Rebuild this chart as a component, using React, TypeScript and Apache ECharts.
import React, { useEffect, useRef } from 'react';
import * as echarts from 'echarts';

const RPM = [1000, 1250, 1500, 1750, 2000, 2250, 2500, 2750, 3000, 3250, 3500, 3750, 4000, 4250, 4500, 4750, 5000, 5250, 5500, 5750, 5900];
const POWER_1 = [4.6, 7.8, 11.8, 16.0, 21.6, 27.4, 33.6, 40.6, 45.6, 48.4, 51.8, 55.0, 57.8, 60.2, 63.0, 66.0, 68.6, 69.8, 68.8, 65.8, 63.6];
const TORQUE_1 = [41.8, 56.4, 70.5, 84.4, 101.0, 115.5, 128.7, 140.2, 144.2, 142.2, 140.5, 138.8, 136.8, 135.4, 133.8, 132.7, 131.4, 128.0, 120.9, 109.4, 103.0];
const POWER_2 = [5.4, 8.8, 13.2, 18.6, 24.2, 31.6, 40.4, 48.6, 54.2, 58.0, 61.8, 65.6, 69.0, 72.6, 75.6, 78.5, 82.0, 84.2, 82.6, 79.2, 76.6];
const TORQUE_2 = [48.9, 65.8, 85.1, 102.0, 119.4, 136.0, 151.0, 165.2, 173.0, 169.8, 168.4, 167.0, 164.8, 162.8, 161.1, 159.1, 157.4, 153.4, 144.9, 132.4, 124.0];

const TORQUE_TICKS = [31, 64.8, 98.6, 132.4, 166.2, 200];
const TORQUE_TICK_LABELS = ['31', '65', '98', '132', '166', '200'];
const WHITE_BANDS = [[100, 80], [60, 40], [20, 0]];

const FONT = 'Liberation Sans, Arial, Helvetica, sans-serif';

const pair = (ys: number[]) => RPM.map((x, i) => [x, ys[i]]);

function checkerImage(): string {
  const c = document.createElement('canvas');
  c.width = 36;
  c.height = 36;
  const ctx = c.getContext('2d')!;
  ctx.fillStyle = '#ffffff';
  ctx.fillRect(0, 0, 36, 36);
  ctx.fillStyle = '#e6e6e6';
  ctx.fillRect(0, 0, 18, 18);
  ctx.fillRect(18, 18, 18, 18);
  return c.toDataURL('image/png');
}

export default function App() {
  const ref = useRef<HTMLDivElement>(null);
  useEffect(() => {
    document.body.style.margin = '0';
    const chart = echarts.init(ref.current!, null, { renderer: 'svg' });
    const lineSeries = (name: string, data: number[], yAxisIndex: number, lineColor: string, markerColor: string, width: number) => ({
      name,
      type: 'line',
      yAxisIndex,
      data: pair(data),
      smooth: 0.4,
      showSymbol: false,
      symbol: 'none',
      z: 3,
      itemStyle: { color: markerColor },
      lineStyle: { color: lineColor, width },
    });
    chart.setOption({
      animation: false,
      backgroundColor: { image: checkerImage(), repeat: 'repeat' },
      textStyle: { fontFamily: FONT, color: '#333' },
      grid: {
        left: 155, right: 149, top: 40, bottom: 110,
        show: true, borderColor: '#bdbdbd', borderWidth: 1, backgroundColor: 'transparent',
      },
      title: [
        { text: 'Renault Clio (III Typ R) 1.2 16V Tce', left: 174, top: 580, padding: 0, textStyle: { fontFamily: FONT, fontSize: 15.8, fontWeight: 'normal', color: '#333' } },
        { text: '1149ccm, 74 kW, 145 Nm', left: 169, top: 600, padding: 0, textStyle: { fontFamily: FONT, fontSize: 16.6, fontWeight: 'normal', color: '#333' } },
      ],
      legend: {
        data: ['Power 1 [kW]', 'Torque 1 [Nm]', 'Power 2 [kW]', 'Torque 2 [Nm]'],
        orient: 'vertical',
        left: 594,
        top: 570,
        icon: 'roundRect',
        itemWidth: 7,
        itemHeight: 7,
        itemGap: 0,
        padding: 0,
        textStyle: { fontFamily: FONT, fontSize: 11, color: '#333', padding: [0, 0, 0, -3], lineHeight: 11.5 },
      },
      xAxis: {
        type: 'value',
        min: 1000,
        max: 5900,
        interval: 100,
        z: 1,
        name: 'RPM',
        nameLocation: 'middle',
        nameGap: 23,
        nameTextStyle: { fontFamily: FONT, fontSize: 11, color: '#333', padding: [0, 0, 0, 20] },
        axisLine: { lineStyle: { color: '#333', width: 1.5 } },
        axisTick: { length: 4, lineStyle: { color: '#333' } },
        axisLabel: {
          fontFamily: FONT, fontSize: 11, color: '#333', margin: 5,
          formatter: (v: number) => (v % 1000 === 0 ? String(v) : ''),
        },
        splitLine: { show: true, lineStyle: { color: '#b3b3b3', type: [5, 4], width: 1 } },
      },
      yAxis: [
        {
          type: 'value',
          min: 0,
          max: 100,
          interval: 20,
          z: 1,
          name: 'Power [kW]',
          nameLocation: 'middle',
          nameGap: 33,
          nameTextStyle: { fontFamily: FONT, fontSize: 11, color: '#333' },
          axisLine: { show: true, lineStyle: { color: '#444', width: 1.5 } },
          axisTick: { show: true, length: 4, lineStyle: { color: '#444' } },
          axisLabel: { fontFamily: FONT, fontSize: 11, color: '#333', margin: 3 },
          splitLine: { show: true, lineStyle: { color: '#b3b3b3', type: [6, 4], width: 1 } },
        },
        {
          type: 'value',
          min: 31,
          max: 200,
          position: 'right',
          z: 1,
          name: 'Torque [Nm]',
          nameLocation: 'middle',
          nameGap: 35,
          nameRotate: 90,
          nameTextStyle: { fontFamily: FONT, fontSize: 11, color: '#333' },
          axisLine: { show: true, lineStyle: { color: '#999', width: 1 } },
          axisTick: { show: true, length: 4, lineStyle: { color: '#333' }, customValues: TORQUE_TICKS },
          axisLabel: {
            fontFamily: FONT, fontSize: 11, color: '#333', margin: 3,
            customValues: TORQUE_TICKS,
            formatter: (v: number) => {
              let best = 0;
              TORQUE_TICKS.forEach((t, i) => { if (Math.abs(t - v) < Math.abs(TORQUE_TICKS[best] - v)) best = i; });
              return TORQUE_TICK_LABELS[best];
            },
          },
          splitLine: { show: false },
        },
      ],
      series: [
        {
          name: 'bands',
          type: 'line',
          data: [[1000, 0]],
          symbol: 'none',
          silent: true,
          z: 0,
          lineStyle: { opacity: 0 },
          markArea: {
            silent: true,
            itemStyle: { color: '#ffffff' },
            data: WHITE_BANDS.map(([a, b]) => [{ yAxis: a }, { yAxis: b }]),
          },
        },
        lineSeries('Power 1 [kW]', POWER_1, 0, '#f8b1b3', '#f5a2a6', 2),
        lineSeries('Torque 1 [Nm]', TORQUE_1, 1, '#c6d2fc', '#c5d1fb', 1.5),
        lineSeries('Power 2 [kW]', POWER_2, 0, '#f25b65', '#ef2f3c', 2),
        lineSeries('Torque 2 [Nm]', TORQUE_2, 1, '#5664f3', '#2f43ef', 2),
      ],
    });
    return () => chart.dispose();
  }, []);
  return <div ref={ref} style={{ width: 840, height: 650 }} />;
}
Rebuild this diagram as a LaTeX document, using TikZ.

────────────────────

» WHAT TO DO:
Spot every line that holds "Rebuild" and copy it.

» RESULT:
Rebuild this chart as a component, using React, TypeScript and Apache ECharts.
Rebuild this diagram as a LaTeX document, using TikZ.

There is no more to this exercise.